The public would have to wait for information that comes out in installments from the City Council. On her claim in her August privilege speech that the City was cash-strapped and had only P8 million as quick relief fund, it would seem that Wednesday morning’s executive session proved her right. “A misplaced display of charity,” de los Santos said then, arguing with Councilor Archival that if disaster struck in the last four months of the year, it would’ve pittance to cope with it.

FLOW OF INFORMATION has been considerably slowed down by the new House rule (starting last July, under the 16th Sanggunian) that the City Council may only require a City Hall official to answer questions in writing or before an executive session.

In Wednesday’s session, Councilor Joel Garganera (Barug) wanted to call City Hall resource persons who were in the other room adjoining the session hall to answer questions on the calamity spending that Garganera wanted to be paid. Among the questions: why the use of vehicles was touted to be free when it cost the City P40 million.
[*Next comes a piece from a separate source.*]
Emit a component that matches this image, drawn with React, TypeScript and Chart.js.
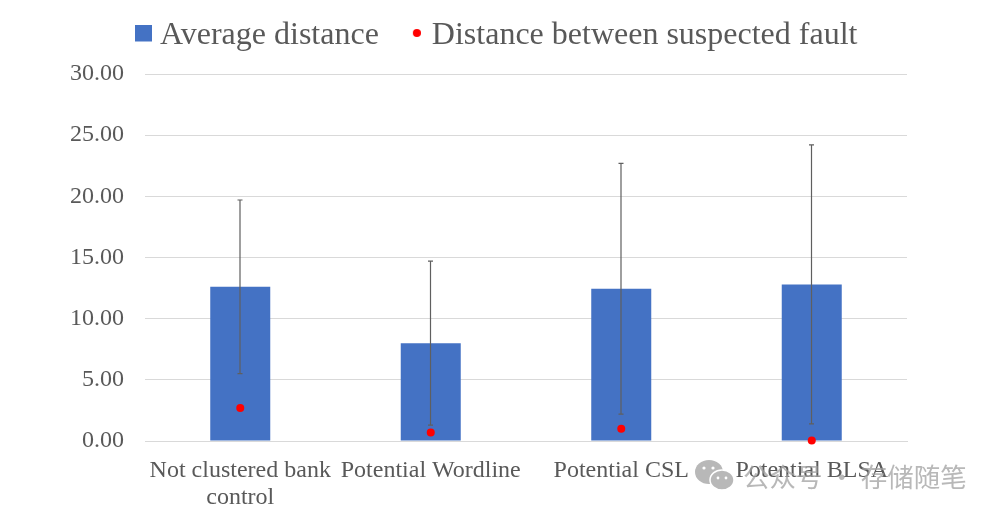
import React, { useEffect, useRef } from "react";
import { Chart, registerables } from "chart.js";

Chart.register(...registerables);

const categories = [["Not clustered bank", "control"], "Potential Wordline", "Potential CSL", "Potential BLSA"];
const averageDistance = [12.6, 8.0, 12.45, 12.8];
const suspectedFaultDistance = [2.7, 0.7, 1.0, 0.05];
const errorUpper = [19.7, 14.7, 22.7, 24.2];
const errorLower = [5.5, 1.3, 2.2, 1.4];
const yTicks = ["0.00", "5.00", "10.00", "15.00", "20.00", "25.00", "30.00"];

const SERIF = "'Liberation Serif', 'Times New Roman', serif";
const TEXT = "#595959";

// Legend markers are images centred on the legend's anchor; the blank margins nudge them into place.
function marker(kind: "square" | "dot", size: number, color: string, leftMargin: number, bottomMargin: number) {
  const c = document.createElement("canvas");
  c.width = size + leftMargin;
  c.height = size + bottomMargin;
  const g = c.getContext("2d")!;
  g.fillStyle = color;
  if (kind === "square") g.fillRect(leftMargin, 0, size, size);
  else {
    g.beginPath();
    g.arc(leftMargin + size / 2, size / 2, size / 2, 0, Math.PI * 2);
    g.fill();
  }
  return c;
}

const errorBars = {
  id: "errorBars",
  beforeDatasetDraw(chart: any, args: any) {
    if (args.index !== 1) return;
    const { ctx, scales } = chart;
    ctx.save();
    ctx.strokeStyle = "#5f5f5f";
    ctx.lineWidth = 1.2;
    errorUpper.forEach((up, i) => {
      const x = scales.x.getPixelForValue(i) - 0.25;
      const y1 = scales.y.getPixelForValue(up);
      const y2 = scales.y.getPixelForValue(errorLower[i]);
      ctx.beginPath();
      ctx.moveTo(x, y1);
      ctx.lineTo(x, y2);
      ctx.moveTo(x - 2.5, y1);
      ctx.lineTo(x + 2.5, y1);
      ctx.moveTo(x - 2.5, y2);
      ctx.lineTo(x + 2.5, y2);
      ctx.stroke();
    });
    ctx.restore();
  },
};

const LEGEND_PAD = 35;
const legendPlacer = {
  id: "legendPlacer",
  afterUpdate(chart: any) {
    const l = chart.legend;
    l.left = 107;
    l.right = 998;
    l.top = -15;
    l.bottom = 120;
    l.width = l.right - l.left;
    l.height = l.bottom - l.top;
  },
};

export default function App() {
  const ref = useRef<HTMLCanvasElement>(null);

  useEffect(() => {
    document.body.style.margin = "0";
    const square = marker("square", 17, "#4472c4", 0, 6);
    const dot = marker("dot", 8, "#ff0000", 4, 6);
    const chart = new Chart(ref.current!, {
      type: "bar",
      plugins: [errorBars, legendPlacer],
      data: {
        labels: categories as any,
        datasets: [
          {
            type: "bar",
            label: "Average distance",
            data: averageDistance,
            backgroundColor: "#4472c4",
            categoryPercentage: 1,
            barPercentage: 0.315,
            order: 2,
          },
          {
            type: "line",
            label: "Distance between suspected fault",
            data: suspectedFaultDistance,
            showLine: false,
            pointRadius: 4,
            pointHoverRadius: 4,
            pointBackgroundColor: "#ff0000",
            pointBorderWidth: 0,
            order: 1,
            clip: false,
          },
        ],
      } as any,
      options: {
        responsive: false,
        animation: false,
        layout: { padding: { left: 0, right: 91, top: -3, bottom: 0 } },
        plugins: {
          tooltip: { enabled: false },
          legend: {
            display: true,
            position: "top",
            align: "start",
            labels: {
              font: { family: SERIF, size: 32 },
              color: TEXT,
              usePointStyle: true,
              boxWidth: 2,
              boxHeight: 17,
              padding: LEGEND_PAD,
              generateLabels: () => [
                { text: "Average distance", pointStyle: square, fillStyle: "#4472c4", strokeStyle: "#4472c4", lineWidth: 0, fontColor: TEXT, datasetIndex: 0 },
                { text: "Distance between suspected fault", pointStyle: dot, fillStyle: "#ff0000", strokeStyle: "#ff0000", lineWidth: 0, fontColor: TEXT, datasetIndex: 1 },
              ],
            },
          },
        },
        scales: {
          x: {
            grid: { display: false },
            border: { color: "#d9d9d9" },
            ticks: { font: { family: SERIF, size: 24, lineHeight: 1.13 }, color: TEXT, padding: 8, maxRotation: 0, autoSkip: false } as any,
            afterFit(s: any) { s.height = 75; },
          },
          y: {
            min: 0,
            max: 30,
            grid: { color: "#d9d9d9", drawTicks: false },
            border: { display: false },
            afterBuildTicks(s: any) { s.ticks = yTicks.map((t) => ({ value: Number(t) })); },
            ticks: {
              font: { family: SERIF, size: 24 },
              color: TEXT,
              padding: 21,
              callback: (v: any) => Number(v).toFixed(2),
            },
            afterFit(s: any) { s.width = 145; },
          },
        },
      } as any,
    });
    return () => chart.destroy();
  }, []);

  return (
    <div style={{ position: "relative", width: 998, height: 516, background: "#fff", overflow: "hidden" }}>
      <canvas ref={ref} width={998} height={516} style={{ position: "absolute", left: 0, top: 0, display: "block" }} />
      <svg width={42} height={34} style={{ position: "absolute", left: 694, top: 459 }}>
        <ellipse cx={15} cy={13} rx={14} ry={12} fill="#b8b8b8" />
        <ellipse cx={28} cy={21} rx={12} ry={10} fill="#b8b8b8" stroke="#fff" strokeWidth={1.5} />
        <circle cx={10} cy={9} r={1.6} fill="#fff" />
        <circle cx={19} cy={9} r={1.6} fill="#fff" />
        <circle cx={24} cy={19} r={1.4} fill="#fff" />
        <circle cx={32} cy={19} r={1.4} fill="#fff" />
      </svg>
      <div
        style={{
          position: "absolute",
          left: 743,
          top: 459,
          fontFamily: "'Noto Sans CJK SC'",
          fontSize: 26.5,
          lineHeight: "34px",
          color: "rgba(160,160,160,0.75)",
          whiteSpace: "pre",
        }}
      >
        公众号 · 存储随笔
      </div>
    </div>
  );
}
Minority Floor Leader Nestor Archival Sr. foiled Garganera, citing the House rule that in earlier sessions stopped him from inviting officials who can inform the councilors on issues brought before the local legislature.

BAN ON MINORITY. Actually, the ban is effective only against the minority BOPK, which cannot muster the two-thirds vote required to suspend the rules before an invitee can speak before the City Council. The majority can go around the ban if it wants to.

The minority may still confront city officials but in a closed-door setting, with no live-streaming or recording for the public. In other instances, it can only “request” for answers in writing from department heads.

WHAT MAY BE ODD is that the councilors didn’t invoke the City Council’s record of the earlier executive session to help resolve the dispute.

Why didn’t Councilor de los Santos seek support from the secretariat record for her claim about what the treasurer told the City Council in the morning’s executive session about city funds? She chose not to or couldn’t do so under the rules.

Some councilors probably also don’t know how the rule works, which may explain why Councilor Young didn’t cut off the quarrel by having secretariat chief Atty. Charisse Piramide read the pertinent part of the executive session. That would’ve promptly confirmed if de los Santos was right about what the treasurer said.